Lam explains through rehearsed quotes that the whole gallery thing started as a devious plan. After finishing her accountancy degree in London, her father wanted her to return to Hong Kong and take a place in his property development business. To buy some time, she decorated her mother’s London apartment “as a favour”. “I was just a shopaholic when it was the beginning,” she says. But through her shopping trips, she became acquainted with Tom Dixon and Ron Arad. She was intrigued by the designers’ handmade approach, and hit upon an idea: “I negotiated with my family to have a gallery [selling their work] in Hong Kong. Then I could come back to London.”
Lam likes to give the impression that her life has been a series of accidents, but she is a shrewd businesswoman. She saw the potential interest in limited-edition pieces before many contemporary design gallerists. But for her, opening up a gallery wasn’t motivated by money – it was about creating something that she could be in the middle of. Lam wanted to create her own little world, following her own rules. It feels like it’s a big game for her: “I like to be mad. I like to be chaotic. For me being chaotic is very romantic.”

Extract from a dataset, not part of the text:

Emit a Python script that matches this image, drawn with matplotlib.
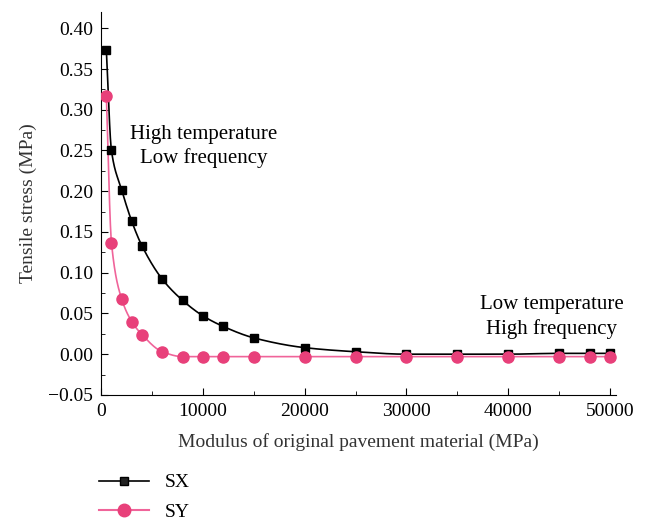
import numpy as np
import matplotlib
matplotlib.use("Agg")
import matplotlib.pyplot as plt
from matplotlib.ticker import MultipleLocator

plt.rcParams['font.family'] = ['Liberation Serif', 'DejaVu Serif']

modulus = [500, 1000, 2000, 3000, 4000, 6000, 8000, 10000, 12000, 15000,
           20000, 25000, 30000, 35000, 40000, 45000, 48000, 50000]
sx = [0.373, 0.250, 0.202, 0.163, 0.133, 0.092, 0.066, 0.047, 0.034, 0.020,
      0.008, 0.003, 0.000, 0.000, 0.000, 0.001, 0.001, 0.001]
sy = [0.317, 0.137, 0.068, 0.040, 0.024, 0.003, -0.003, -0.003, -0.003, -0.003,
      -0.003, -0.003, -0.003, -0.003, -0.003, -0.003, -0.003, -0.003]


def pchip(x, y, xn):
    x = np.asarray(x, float); y = np.asarray(y, float)
    h = np.diff(x); d = np.diff(y) / h
    m = np.zeros_like(y)
    for k in range(1, len(x) - 1):
        if d[k - 1] * d[k] > 0:
            w1 = 2 * h[k] + h[k - 1]; w2 = h[k] + 2 * h[k - 1]
            m[k] = (w1 + w2) / (w1 / d[k - 1] + w2 / d[k])
    m[0] = d[0]; m[-1] = d[-1]
    idx = np.clip(np.searchsorted(x, xn) - 1, 0, len(h) - 1)
    t = (xn - x[idx]) / h[idx]
    h00 = 2 * t**3 - 3 * t**2 + 1; h10 = t**3 - 2 * t**2 + t
    h01 = -2 * t**3 + 3 * t**2; h11 = t**3 - t**2
    return h00 * y[idx] + h10 * h[idx] * m[idx] + h01 * y[idx + 1] + h11 * h[idx] * m[idx + 1]


fig = plt.figure(figsize=(6.45, 5.21), dpi=100)
ax = fig.add_axes([0.157, 0.242, 0.798, 0.735])

xs = np.linspace(modulus[0], modulus[-1], 2000)
ax.plot(xs, pchip(modulus, sx, xs), color='black', lw=1.2, zorder=2)
ax.plot(xs, pchip(modulus, sy, xs), color='#f0649a', lw=1.2, zorder=2)
ax.plot(modulus, sx, 's', color='black', ms=6, zorder=3)
ax.plot(modulus, sy, 'o', color='#e8407a', ms=8, zorder=3)

hx, = ax.plot([], [], '-s', color='black', ms=6, lw=1.2, markerfacecolor='#222222')
hy, = ax.plot([], [], '-o', color='#f0649a', ms=9, lw=1.5, markerfacecolor='#e8407a', markeredgecolor='#e8407a')

ax.set_xlim(0, 50600)
ax.set_ylim(-0.05, 0.42)
ax.xaxis.set_major_locator(MultipleLocator(10000))
ax.xaxis.set_minor_locator(MultipleLocator(5000))
ax.yaxis.set_major_locator(MultipleLocator(0.05))
ax.yaxis.set_minor_locator(MultipleLocator(0.025))
ax.yaxis.set_major_formatter(matplotlib.ticker.FuncFormatter(lambda v, p: f"{v:.2f}".replace('-', '\u2212')))
ax.tick_params(which='both', direction='in', labelsize=14, pad=6)
ax.tick_params(which='major', length=5)
ax.tick_params(which='minor', length=3)
ax.spines['top'].set_visible(False)
ax.spines['right'].set_visible(False)

ax.set_xlabel('Modulus of original pavement material (MPa)', fontsize=14, color='#333333', labelpad=9)
ax.set_ylabel('Tensile stress (MPa)', fontsize=14, color='#333333', labelpad=8)

ax.text(10100, 0.270, 'High temperature', ha='center', va='center', fontsize=15)
ax.text(10100, 0.241, 'Low frequency', ha='center', va='center', fontsize=15)
ax.text(44300, 0.061, 'Low temperature', ha='center', va='center', fontsize=15)
ax.text(44300, 0.031, 'High frequency', ha='center', va='center', fontsize=15)

fig.legend([hx, hy], ['SX', 'SY'], loc='upper left', bbox_to_anchor=(0.135, 0.113),
           frameon=False, fontsize=14, handlelength=2.6, labelspacing=0.62,
           borderaxespad=0.2)

fig.savefig('out.png', dpi=100)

What is most interesting about Contrasts Gallery is Lam herself. She’s created a caricature of herself as a person embodying a bit of East and West, and her gallery is an outward expression of her inner contradictions. Where she’s failed is in thinking that Contrasts Gallery’s philosophy best represents the Chinese arts scene – it doesn’t, it just represents her. She hasn’t sold anything to collectors in China, but she’s a favourite with the Chinese diaspora: “I’ve got Chinese buyers from Hong Kong, Taiwan, Singapore,” she tells me.
Lam’s achievement is quite remarkable in some ways – she’s managed to grow a scene out of nothing; it’s a spectacular display of patronage that we aren’t used to seeing any more. But she’s best seen as a precursor – she’s filled the networking machine with enough oil to get things started. Her role is more infrastructural than curatorial – her dinner parties are like the plumbing and wiring of the arts scene. She’s created a salon, and behaves as a kind of ambassador for Shanghai – when artists, celebrities or opinion formers from abroad visit Shanghai, they’ll find their way to her table, the nucleus of the city’s creative scene.
“Shanghai is a bit like America in the 1940s and 50s,” explains one of her helpers. “Everyone talks to everyone. But it will be like everywhere else soon.” Give it another decade and some of her guests wouldn’t be seen dead with each other. But before the scene becomes insular and formulaic, while it’s still growing, it needs someone with her energy to pump out the dinners and dosh and get everyone talking. Even Lam describes herself as an “accelerator”. It’s early days in the city’s boom, and as one of her artists Gu Wenda said: “It takes further generations to become more sophisticated.”